A large aperture or small f-stop for example f/2.8 will produce a shallow depth of field. Isolating a part of our image and blurring out our background (for example our cupcake) On the other hand, small aperture or a large f-stop, for example f/11 will produce a large depth of field.
Using a shallow depth of field, will allow us to make our subject stand out among the rest of the image. But it’s important to note that we need to be careful using this effect. As if we use too small of an f-stop we can risk the hero subject itself being out of focus.
How to translate this to food photography
Now that we understand what aperture is it’s important to know that our aperture works in tandem with our ISO and shutter speed. I often get asked what are the best settings I should be using on the camera. And while I’d love to give one direct answer to this questions. This can change dramatically depending on the light that day and on the final effect we are after with the image. Not to mention it’s important to think of what we are shooting. Are we shooting a flatlay with multiple focal points? Such as a dinner spread, with these images we will want to see the majority of our image in focus.
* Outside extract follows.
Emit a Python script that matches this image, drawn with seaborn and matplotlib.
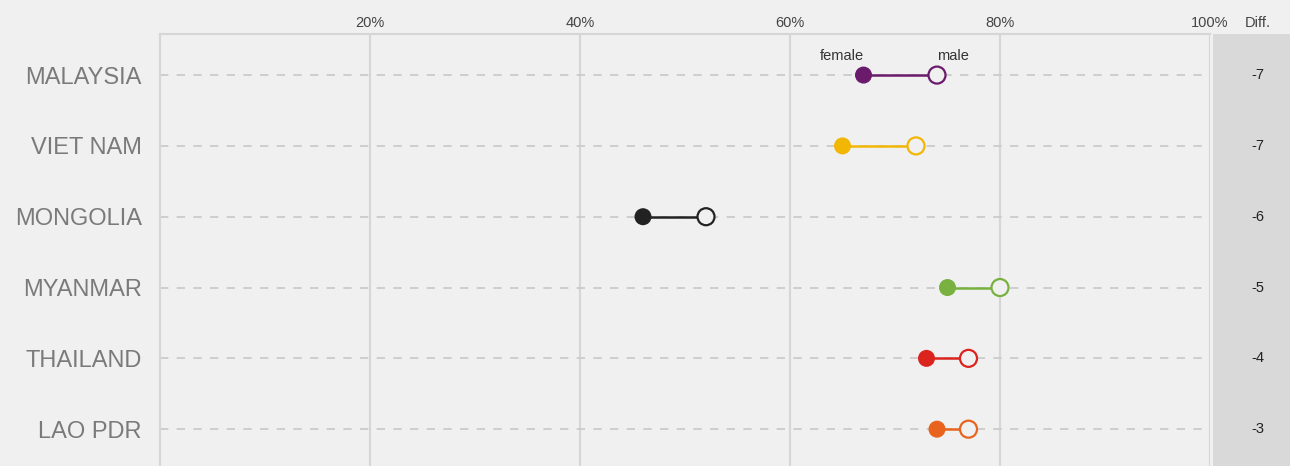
import pandas as pd
import matplotlib.pyplot as plt
import seaborn as sns

# data
countries = ['MALAYSIA', 'VIET NAM', 'MONGOLIA', 'MYANMAR', 'THAILAND', 'LAO PDR']
female = [67, 65, 46, 75, 73, 74]
male = [74, 72, 52, 80, 77, 77]
diff = [-7, -7, -6, -5, -4, -3]
colors = ['#6a1b6c', '#f2b705', '#222222', '#78b13f', '#dc241f', '#e8641e']
ticks = [20, 40, 60, 80, 100]

df = pd.DataFrame({'country': countries, 'female': female, 'male': male, 'diff': diff})
df['row'] = range(len(df))

sns.set_style('white')
plt.rcParams['font.family'] = ['Liberation Sans', 'DejaVu Sans']

bg = '#f0f0f0'
grid = '#d6d6d6'
fig = plt.figure(figsize=(12.9, 4.66), dpi=100, facecolor=bg)
W, H = 1290, 466
ax = fig.add_axes([160 / W, 0, 1050 / W, 432 / H], facecolor=bg)
axd = fig.add_axes([1213 / W, 0, 77 / W, 432 / H], facecolor='#d9d9d9')

ylim = (5.52, -0.58)

# grid and row guides
for t in ticks:
    ax.axvline(t, color=grid, lw=1.5, zorder=0)
ax.hlines(df['row'], 0, 100, colors='#c8c8c8', linestyles=(0, (5, 5)), lw=1.2, zorder=1)

# dumbbell lines
ax.hlines(df['row'], df['female'], df['male'], colors=colors, lw=1.8, zorder=2)

pal = dict(zip(countries, colors))
sns.scatterplot(data=df, x='female', y='row', hue='country', palette=pal, s=150,
                edgecolor='none', legend=False, ax=ax, zorder=3)
sns.scatterplot(data=df, x='male', y='row', hue='country', palette=pal, s=150,
                legend=False, ax=ax, zorder=3)
# make male markers hollow
coll = ax.collections[-1]
coll.set_edgecolors(colors)
coll.set_facecolors(bg)
coll.set_linewidths(1.6)

# series labels sit above the first row
ax.text(df['female'][0], -0.17, 'female', ha='right', va='bottom', fontsize=10.5, color='#333333')
ax.text(df['male'][0], -0.17, 'male', ha='left', va='bottom', fontsize=10.5, color='#333333')

ax.set_xlim(0, 100)
ax.set_ylim(*ylim)
ax.set_xticks(ticks)
ax.set_xticklabels([f'{t}%' for t in ticks])
ax.xaxis.tick_top()
ax.tick_params(axis='x', length=0, pad=3, labelsize=10.5, labelcolor='#444444')
ax.set_yticks(df['row'])
ax.set_yticklabels(countries)
ax.tick_params(axis='y', length=0, pad=13, labelsize=17, labelcolor='#7a7a7a')
ax.set_xlabel('')
ax.set_ylabel('')
for side in ['right', 'bottom']:
    ax.spines[side].set_visible(False)
for side in ['left', 'top']:
    ax.spines[side].set_color(grid)
    ax.spines[side].set_linewidth(1.5)

# diff column
axd.set_xlim(0, 1)
axd.set_ylim(*ylim)
for r, d in zip(df['row'], df['diff']):
    axd.text(0.58, r, f'{d}', ha='center', va='center', fontsize=10.5, color='#222222')
axd.set_xticks([])
axd.set_yticks([])
for s in axd.spines.values():
    s.set_visible(False)
fig.text(1258 / W, 1 - 23 / H, 'Diff.', ha='center', va='center', fontsize=10.5, color='#444444')

fig.savefig('out.png', dpi=100, facecolor=bg)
Therefore if we are shooting a flatlay or overhead shot I would recommend a higher f-stop. Starting somewhere along the lines of f/5.6. Take a picture, zoom in on the image, take a peek on what’s in focus and go from there. However it’s also important to remember that our depth of field will change depending on how close or far we are from our subject. The shorter that distance, the smaller the depth of field.
Head on shots:
When it comes to shooting a frontal image of our hero subject. Our aperture will depend on how much of the background we would like in focus. I tend to shoot anywhere between f/2.8 – f/4. This way I can make sure my subject is in focus, but still achieve that nice blurred out background.
Some examples below:
If we look at the photos above, on the image on the left I used an aperture of f/5.6 allowing my hero subject and the apples to be completely in focus. In the photo on the right, I used an aperture of f/2.5, giving us a background and surrounding blur and focusing the detail on the sliced apple.
When it comes to aperture in food photography getting too technical can take the enjoyment away from the photography itself. It is much more important to understand how aperture for example can help us achieve that gorgeous blurred background, and simply play with the settings on your image.
The above images I shot with a simple composition, in the exact spot on a tripod and a bigger difference in depth of field. The image on the left was shot at a larger apperture f/1.8 and the image on the right with a smaller aperture of f/6.3. On the left image we have that background blur effect. But with a closer look you can see that not the entire muffin is in focus due to the small f-stop. And same goes for the image on the right. At f/6.3 we achieve more elements in focus but we can still see the a slight blur effect surrounding the borders of the photo.
It’s also important to remember that it doesn’t matter how beautiful your cupcake or hero subject looks. If we can’t get it in focus. Blurry images are never as beautiful as sharp ones. Learning how aperture works in food photography, along with shutter speed, and ISO can dramatically change the result of your images.